Perlu dibentuk sebuah lembaga pengawasan independen pencegahan tindak pidana terorisme dengan melibatkan unsur tokoh masyarakat, perguruan tinggi, ormas, mantan polisi dan TNI.

Oleh:
M Dani Pratama Huzaini
Bacaan 2 Menit
Diskusi bertajuk Quo Vadis Revisi UU Anti Terorisme di Jakarta, Rabu (23/5). Foto: DAN
Diskusi bertajuk Quo Vadis Revisi UU Anti Terorisme di Jakarta, Rabu (23/5). Foto: DAN

Revisi Undang-Undang Nomor 15 Tahun 2013 tentang Tindak Pidana Terorisme (RUU Anti Terorisme) hampir rampung.
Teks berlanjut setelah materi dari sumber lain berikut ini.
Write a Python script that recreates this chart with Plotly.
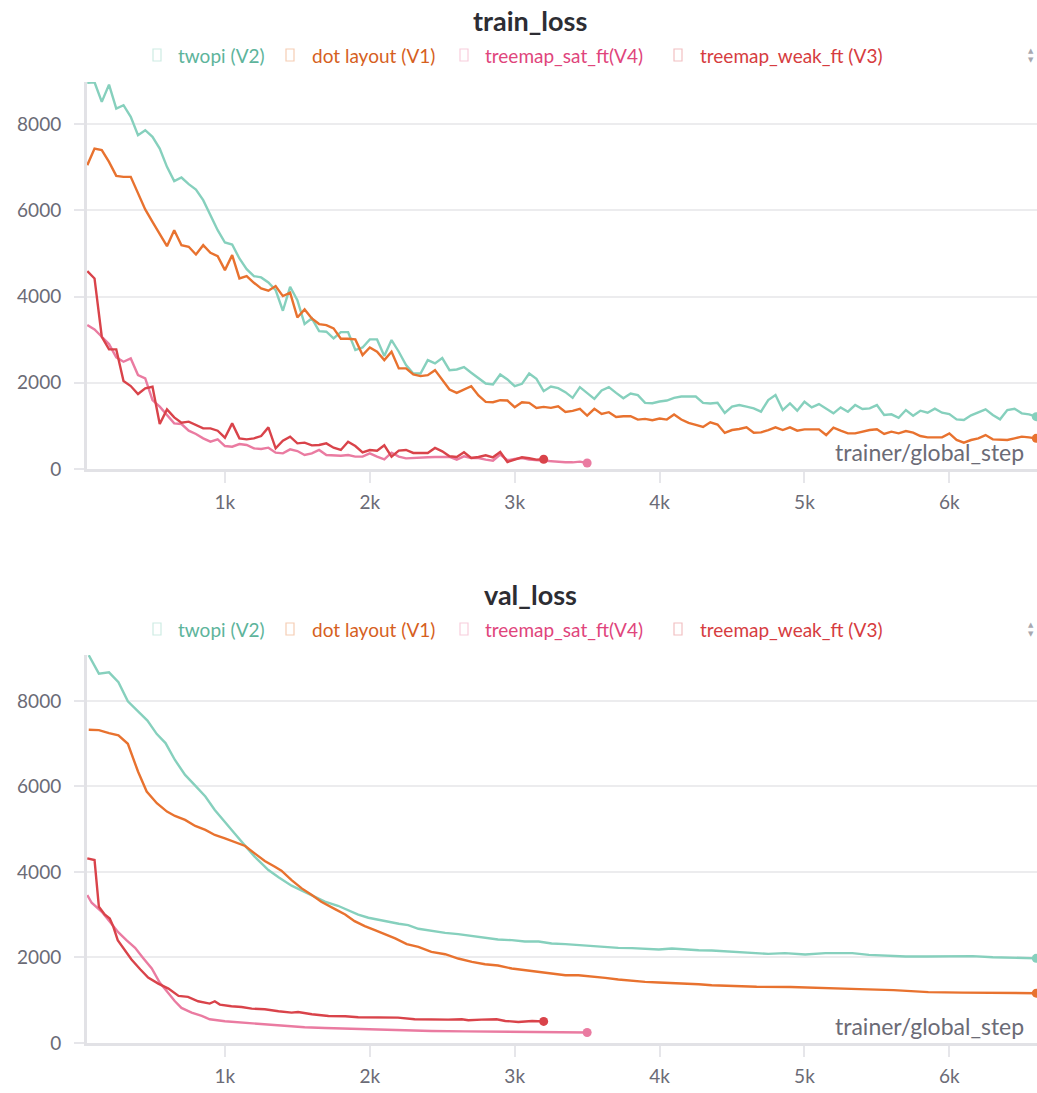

Revisi ini diharapkan dapat memperbaiki kekurangan atau melakukan reformulasi yang lebih baik guna memberikan jaminan berjalannya prinsip due process of law dalam penegakan hukum tindak pidana terorisme. Hal ini diungkapkan oleh Pengurus Pusat (PP) Muhammadiyah dalam diskusi yang bertajuk Quo Vadis Revisi UU Anti Terorismedi Jakarta, Rabu (23/5).

 

PP Muhammadiyah menilai, draf RUU Anti Terorisme yang diserahkan Pemerintah ke DPR pada awal tahun 2016 lalu lebih menguatkan peran aparat penegak hukum untuk mengambil langkah-langkah penegakan hukum tanpa adanya pengawasan yang berimbang. Bahkan draf tersebut belum memberikan perlindungan terhadap pelaku tindak pidana terorisme sesuai dengan standar penegakan hukum.

 

Atas dasar itu PP Muhamadiyah menyerahkan masukannya terhadap RUU Anti Terorisme ke DPR. Sejumlah masukan tersebut misalnya, terkait prinsip kehati-hatian dalam pelibatan intelijen dan militer saat menanggulangi tindak pidana terorisme. Meskipun data intelijen dapat dijadikan sebagai alat bukti, namun menurut Ketua PP Pemuda Muhammadiyah, Dahnil Anzar Simanjuntak, hal ini harus mendapatkan verifikasi dari Ketua Pengadilan Negeri setempat.

 

“Pelibatan TNI harus disertai dengan unsur kehati-hatian. Hal ini dikarenakan ketentuan dalam UU pemberantasan Tindak Pidana Terorisme dimaksudkan dalam koridor penegakan hukum yang tidak terlepas dari sistem peradilan pidana,” kata Dahnil.

 

Untuk itu, PP Muhammadiyah merekomendasikan beberapa hal. Pertama, perlu adanya restrukturisasi kelembagaan dalam penanganan pencegahan tindak pidana terorisme. Berkaca pada beberapa negara, penanganan diserahkan kepada beberapa lembaga yang diintegrasikan di bawah kementerian tertentu.

 

Hal ini bertujuan agar kewenangan penanganan pencegahan tindak pidana terorisme tidak bersifat parsial dan tanpa pengawasan. Di Indonesia tidak boleh ada lembaga yang memiliki kewenangan yang absolut karena cenderung menggunakan kekuasaan secara eksesif dan berpotensi melanggar hak-hak warga negara.